I'm just two years away from 40 now and after moving the suburbs, my weight has crept up about 5-10 pounds, depending on how much cheese and wine I'm housing that week. So, here I am eating marinara and meatballs over spiralized carrots. (Surprisingly delicious, by the way. The sweetness of the carrots balances out the acid of the marinara. I'll do it again).

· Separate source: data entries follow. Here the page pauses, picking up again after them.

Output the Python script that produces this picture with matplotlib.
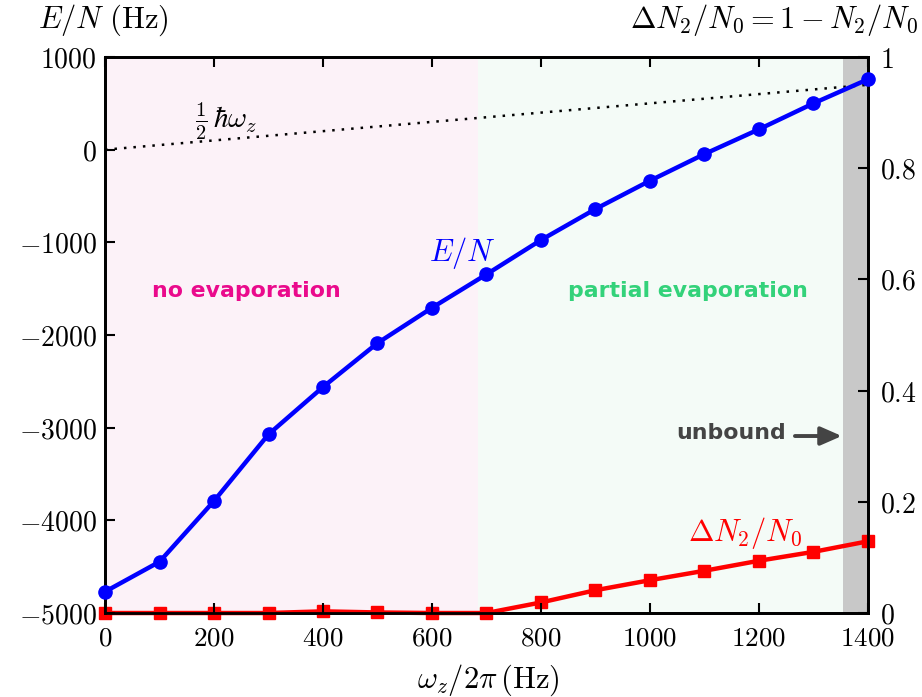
import matplotlib
matplotlib.use("Agg")
import matplotlib.pyplot as plt

plt.rcParams['mathtext.fontset'] = 'cm'
plt.rcParams['font.family'] = ['DejaVu Serif']

# data
omega = [0, 100, 200, 300, 400, 500, 600, 700, 800, 900, 1000, 1100, 1200, 1300, 1400]
energy = [-4770, -4447, -3791, -3072, -2561, -2087, -1706, -1345, -975, -640, -335, -47, 220, 500, 760]
dN2 = [0.0, 0.0, 0.0, 0.0, 0.003, 0.001, 0.0, 0.0, 0.019, 0.041, 0.059, 0.076, 0.094, 0.110, 0.129]
zp_x = [0, 1400]
zp_y = [0, 700]
no_evap = [0, 684]
partial = [684, 1354]
unbound = [1354, 1400]
xticks = [0, 200, 400, 600, 800, 1000, 1200, 1400]
yticks_l = [-5000, -4000, -3000, -2000, -1000, 0, 1000]
yticks_r = [0, 0.2, 0.4, 0.6, 0.8, 1]
yticks_r_lab = ['0', '0.2', '0.4', '0.6', '0.8', '1']

fig = plt.figure(figsize=(9.22, 6.97), dpi=100)
ax = fig.add_axes([0.1139, 0.1205, 0.8275, 0.7977])
ax.set_xlim(0, 1400)
ax.set_ylim(-5000, 1000)
ax2 = ax.twinx()
ax2.set_ylim(0, 1)

ax2.axvspan(*no_evap, color='#fcf2f8', lw=0, zorder=0)
ax2.axvspan(*partial, color='#f4fbf7', lw=0, zorder=0)
ax2.axvspan(*unbound, color='#c8c8c8', lw=0, zorder=0)
ax2.plot(omega, dN2, color='#ff0000', lw=3.2, marker='s', ms=9, zorder=3, clip_on=False)

ax.set_zorder(ax2.get_zorder() + 1)
ax.patch.set_visible(False)
ax.plot(zp_x, zp_y, ls=(0, (1, 2.8)), color='black', lw=1.8, zorder=2)
ax.plot(omega, energy, color='#0000ff', lw=3.2, marker='o', ms=9.5, zorder=4, clip_on=False)

fs = 20
ax.set_xticks(xticks)
ax.set_xticklabels([f'${v}$' for v in xticks], fontsize=19.5)
ax.set_yticks(yticks_l)
ax.set_yticklabels([f'${v}$' if v >= 0 else f'$-{-v}$' for v in yticks_l], fontsize=fs)
ax2.set_yticks(yticks_r)
ax2.set_yticklabels([f'${v}$' for v in yticks_r_lab], fontsize=fs)

ax.tick_params(axis='x', direction='in', top=True, length=7, width=1.5, pad=8)
ax.tick_params(axis='y', direction='in', length=7, width=1.5, pad=6)
ax2.tick_params(axis='y', direction='in', length=7, width=1.5, pad=9)
for a in (ax, ax2):
    for s in a.spines.values():
        s.set_linewidth(2)

lfs = 22
fig.text(488/922, 1 - 680/697, r'$\omega_z/2\pi\,(\mathrm{Hz})$', fontsize=lfs, ha='center', va='center')
fig.text(38/922, 1 - 20/697, r'$E/N\ (\mathrm{Hz})$', fontsize=lfs, ha='left', va='center')
fig.text(918/922, 1 - 20/697, r'$\Delta N_2/N_0 = 1 - N_2/N_0$', fontsize=lfs, ha='right', va='center')

ax.text(222, 300, r'$\frac{1}{2}\,\hbar\omega_z$', fontsize=21, ha='center', va='center')
ax.text(655, -1110, r'$E/N$', fontsize=22, ha='center', va='center', color='#0000ff')
ax2.text(1175, 0.144, r'$\Delta N_2/N_0$', fontsize=22, ha='center', va='center', color='#ff0000')

ax.text(260, -1520, 'no evaporation', fontsize=15.8, fontweight='bold', color='#ea0a8c',
        ha='center', va='center', family='DejaVu Sans')
ax.text(1070, -1520, 'partial evaporation', fontsize=15.8, fontweight='bold', color='#33d27a',
        ha='center', va='center', family='DejaVu Sans')
ax.text(1149, -3060, 'unbound', fontsize=15.8, fontweight='bold', color='#444444',
        ha='center', va='center', family='DejaVu Sans')
ax.annotate('', xy=(1352, -3090), xytext=(1266, -3090),
            arrowprops=dict(arrowstyle='-|>,head_length=0.8,head_width=0.35', color='#444444',
                            lw=2.8, mutation_scale=16, shrinkA=0, shrinkB=0))

fig.savefig('out.png', dpi=100)
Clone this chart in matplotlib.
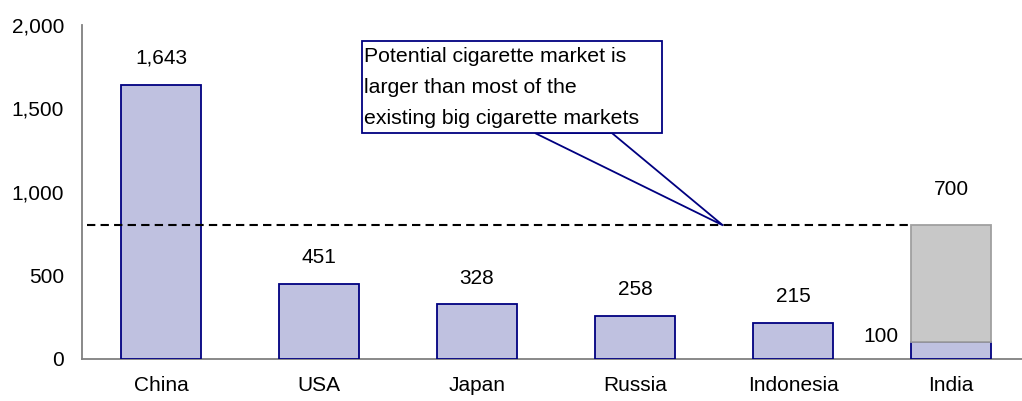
import matplotlib.pyplot as plt
from matplotlib.patches import Polygon, Rectangle

plt.rcParams['font.family'] = ['Liberation Sans', 'DejaVu Sans']

# data
countries = ['China', 'USA', 'Japan', 'Russia', 'Indonesia', 'India']
consumption = [1643, 451, 328, 258, 215, 100]
india_potential = 700
value_labels = ['1,643', '451', '328', '258', '215']
yticks = [0, 500, 1000, 1500, 2000]
note = 'Potential cigarette market is\nlarger than most of the\nexisting big cigarette markets'

BLUE_FILL = '#BFC1E0'
BLUE_EDGE = '#000080'
GREY_FILL = '#C8C8C8'
GREY_EDGE = '#A0A0A0'
FS = 15

fig = plt.figure(figsize=(10.22, 4.01), dpi=100)
# axis runs a bit past the right edge, like the original
ax = fig.add_axes([82/1022, 1 - 359/401, 948/1022, 334/401])

x = list(range(len(countries)))
ax.bar(x, consumption, width=0.51, color=BLUE_FILL, edgecolor=BLUE_EDGE, lw=1.3, zorder=3)
ax.bar(x[-1], india_potential, bottom=consumption[-1], width=0.51,
       color=GREY_FILL, edgecolor=GREY_EDGE, lw=1.3, zorder=3)

ax.set_xlim(-0.5, len(countries) - 0.5)
ax.set_ylim(0, 2000)
ax.set_yticks(yticks)
ax.set_yticklabels([f'{v:,}' for v in yticks])
ax.set_xticks(x)
ax.set_xticklabels(countries)
ax.tick_params(length=0, labelsize=FS, colors='black')
ax.tick_params(axis='y', pad=13)
ax.tick_params(axis='x', pad=12)

for s in ['top', 'right']:
    ax.spines[s].set_visible(False)
for s in ['left', 'bottom']:
    ax.spines[s].set_color('#808080')
    ax.spines[s].set_linewidth(1.3)

for i, lab in enumerate(value_labels):
    ax.annotate(lab, (x[i], consumption[i]), xytext=(0, 12), textcoords='offset points',
                ha='center', va='bottom', fontsize=FS)

total = consumption[-1] + india_potential
ax.annotate(f'{india_potential}', (x[-1], total), xytext=(0, 19), textcoords='offset points',
            ha='center', va='bottom', fontsize=FS)
ax.annotate(f'{consumption[-1]}', (x[-1] - 0.33, consumption[-1]), xytext=(0, 4),
            textcoords='offset points', ha='right', va='center', fontsize=FS)

# dashed benchmark line at India's potential
ax.plot([-0.47, x[-1] - 0.255], [total, total], color='black', ls=(0, (4, 2.5)), lw=1.5, zorder=4)

# callout box with pointer
tip = (3.557, total)
ax.add_patch(Polygon([(2.367, 1353), (2.854, 1353), tip], closed=True, facecolor='white',
                     edgecolor=BLUE_EDGE, lw=1.3, zorder=5))
ax.add_patch(Rectangle((1.272, 1353), 3.17 - 1.272, 1904 - 1353, facecolor='white',
                       edgecolor=BLUE_EDGE, lw=1.3, zorder=6))
ax.text(1.285, 1628, note, ha='left', va='center', fontsize=15.3, linespacing=1.8, zorder=7)

fig.savefig('out.png', dpi=100)
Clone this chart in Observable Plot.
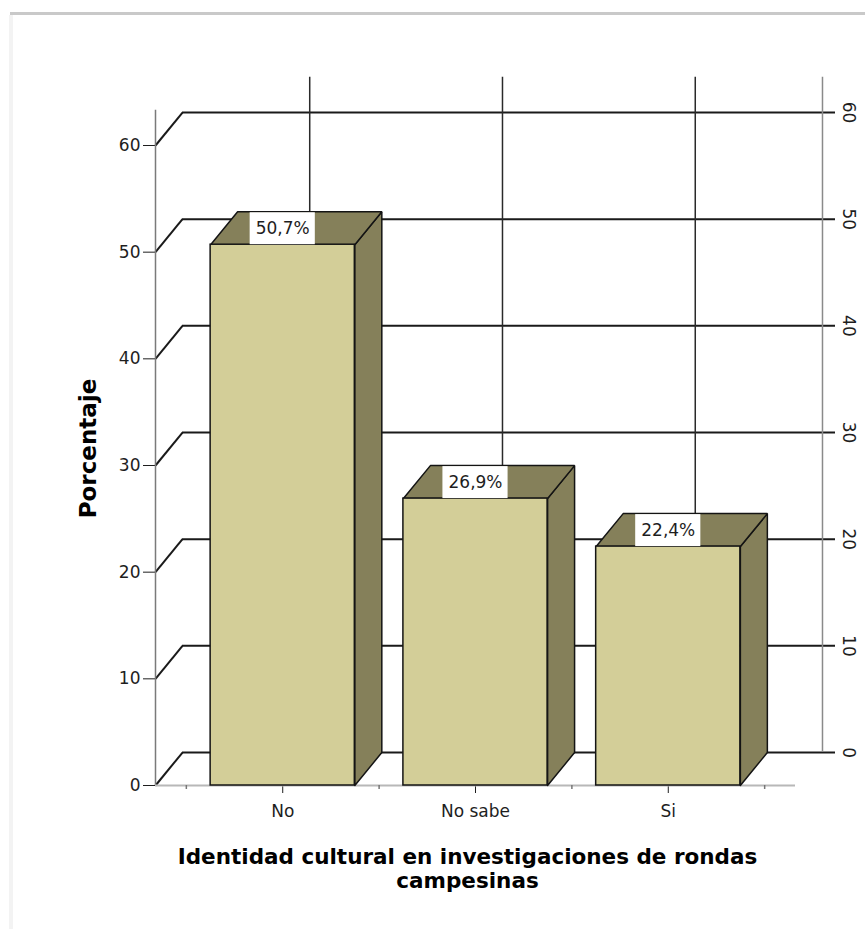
<!DOCTYPE html>
<html><head><meta charset="utf-8">
<script src="https://cdn.jsdelivr.net/npm/d3@7"></script>
<script src="https://cdn.jsdelivr.net/npm/@observablehq/plot@0.6"></script>
<style>
html,body{margin:0;padding:0;background:#fff;}
#chart{position:relative;width:865px;height:929px;overflow:hidden;background:#fff;}
#chart svg{position:absolute;left:0;top:0;}
.topline{position:absolute;left:10px;top:12px;width:855px;height:3px;background:#c9c9c9;z-index:2;}
.leftline{position:absolute;left:9px;top:15px;width:4px;bottom:0;background:#f3f3f3;z-index:2;}
</style></head><body>
<div id="chart"><div class="topline"></div><div class="leftline"></div></div>
<script>
// ---- data ----
const categories = ["No", "No sabe", "Si"];
const percentages = [50.7, 26.9, 22.4];
const valueLabels = ["50,7%", "26,9%", "22,4%"];
const yTicks = [0, 10, 20, 30, 40, 50, 60];
const yLabel = "Porcentaje";
const xLabel = "Identidad cultural en investigaciones de rondas\ncampesinas";

// ---- layout (in scale units) ----
const xMin = -0.66, xMax = 2.66;   // category axis extent
const half = 0.374;                // half bar width
const dX = 0.14, dY = 3.09;        // 3D depth offset
const yTop = 63.3;                 // top of vertical axis lines
const labelHalf = 0.169;           // half width of value label box
const rightExt = 0.0675;           // right axis tick extension
const minorLen = 0.375;            // minor tick length

const frontColor = "#d3ce98", sideColor = "#85805a", edge = "#141414";

const bars = categories.map((c, i) => ({i, c, v: percentages[i], label: valueLabels[i]}));
const sidePts = bars.flatMap(b => [
  [b.i + half, 0], [b.i + half + dX, dY], [b.i + half + dX, b.v + dY], [b.i + half, b.v], [b.i + half, 0]
].map(([x, y]) => ({i: b.i, x, y})));
const topPts = bars.flatMap(b => [
  [b.i - half, b.v], [b.i + half, b.v], [b.i + half + dX, b.v + dY], [b.i - half + dX, b.v + dY], [b.i - half, b.v]
].map(([x, y]) => ({i: b.i, x, y})));
const catIdx = categories.map((c, i) => i);
const minorTicks = categories.map((c, i) => i - 0.5).concat([categories.length - 0.5]);

const chart = Plot.plot({
  width: 865,
  height: 929,
  marginLeft: 155,
  marginRight: 70,
  marginTop: 145,
  marginBottom: 144,
  style: {fontFamily: "DejaVu Sans, sans-serif", fontSize: "17px", color: "#1e1e1e", background: "transparent", overflow: "visible"},
  x: {domain: [xMin, xMax], ticks: catIdx, tickFormat: i => categories[i], tickSize: 8, tickPadding: 11, label: null},
  y: {domain: [0, 60], ticks: yTicks, tickSize: 12, tickPadding: 3, label: null},
  marks: [
    // back wall horizontal gridlines
    Plot.ruleY(yTicks, {y: d => d + dY, x1: xMin + dX, x2: xMax + dX + rightExt, stroke: "#1a1a1a", strokeWidth: 2}),
    // diagonal connectors (left side wall)
    Plot.link(yTicks, {x1: xMin, y1: d => d, x2: xMin + dX, y2: d => d + dY, stroke: "#1a1a1a", strokeWidth: 2}),
    // back vertical gridlines at categories
    Plot.ruleX(catIdx, {x: d => d + dX, y1: dY, y2: yTop + dY, stroke: "#2a2a2a", strokeWidth: 1.5}),
    // back right axis line
    Plot.ruleX([xMax + dX], {y1: dY, y2: yTop + dY, stroke: "#8a8a8a", strokeWidth: 1.5}),
    // right axis labels (rotated)
    Plot.text(yTicks, {x: xMax + dX, y: d => d + dY, text: d => String(d), rotate: 90, dx: 26, fontSize: 17, fill: "#1e1e1e"}),
    // front left axis line
    Plot.ruleX([xMin], {y1: 0, y2: yTop, stroke: "#7a7a7a", strokeWidth: 1.5}),
    // bottom front axis line
    Plot.ruleY([0], {x1: xMin, x2: xMax, stroke: "#b8b8b8", strokeWidth: 2}),
    // minor ticks
    Plot.ruleX(minorTicks, {y1: 0, y2: -minorLen, stroke: "#777", strokeWidth: 1.5}),
    // bar side faces
    Plot.line(sidePts, {x: "x", y: "y", z: "i", fill: sideColor, stroke: edge, strokeWidth: 1.5, strokeLinejoin: "miter", curve: "linear"}),
    // bar top faces
    Plot.line(topPts, {x: "x", y: "y", z: "i", fill: sideColor, stroke: edge, strokeWidth: 1.5, strokeLinejoin: "miter", curve: "linear"}),
    // bar front faces
    Plot.rect(bars, {x1: d => d.i - half, x2: d => d.i + half, y1: 0, y2: "v", fill: frontColor, stroke: edge, strokeWidth: 1.5}),
    // value label boxes
    Plot.rect(bars, {x1: d => d.i - labelHalf, x2: d => d.i + labelHalf, y1: "v", y2: d => d.v + dY, fill: "white", insetTop: 1}),
    Plot.text(bars, {x: "i", y: d => d.v + dY / 2, text: "label", fontSize: 17, fill: "#1e1e1e"}),
    // axis titles
    Plot.text([yLabel], {frameAnchor: "left", textAnchor: "middle", text: d => d, dx: -67, dy: -17, rotate: -90, fontWeight: "bold", fontSize: 23, fill: "#000"}),
    Plot.text([xLabel], {frameAnchor: "bottom", textAnchor: "middle", text: d => d, lineAnchor: "top", dy: 62, dx: -8, fontWeight: "bold", fontSize: 21.5, lineHeight: 1.1, fill: "#000"})
  ]
});
document.getElementById("chart").appendChild(chart);
</script>
</body></html>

Yesterday was day 4 on Whole30. The Internet claims that if you make it three days, you will wake up feeling like one million dollars on day 4. Lies. I had to 1-2-3 breathe through my entire day. "Mom, I spilled the fish food all over my carpet. Again." "1-2-3." Older kid clotheslining younger kid and then laughing as younger kid struggles to breath. "1-2-3." Lord knows, most days that's why I'm reaching for a glass of wine at 3:57. In my mind, 5 p.m. happy hour is for people who get up at 8 a.m. Since I get up well before 7, I'm allowed to have happy hour at 4 and 3:57 might as well be 4. Feel free to use my justification, mom friends.
I didn't have wine yesterday. Instead I had kombucha. (When Sydney reads that the side-eye is going to be stuck like that for sure.) And I was craving something decadent, probably because I was planning my birthday cake. I had a 1/2 can of reduced fat coconut milk left over from an amazing okra curry I made last week. (Recipe to come!) So I made this:
Now it's not chocolate pudding. It's bananas and chia seeds. But it tasted pretty damn good. And I did wake up this morning on Day 5 feeling kind of great and have not had the desire to punch a single person in the throat. And it's almost noon!
Not Chocolate Pudding (serves 2)
- 1 ripe banana
- 1 T. cocoa powder
- 1/2 can reduced fat coconut milk
- 2 T. chia seeds
Blend the first three ingredients 1-2 minutes, until kind of foamy.
Put 1 T. each of chia seeds in 2 pint mason jars. Divide the chocolate mix between the two jars evenly. Stir very well so there are no seeds sticking to the bottom. Refrigerate for at least an hour, and up 3 days.
Top with whatever. I ate it plain the first time and with a laughably small amount of coconut and pecans the second time. Both were good.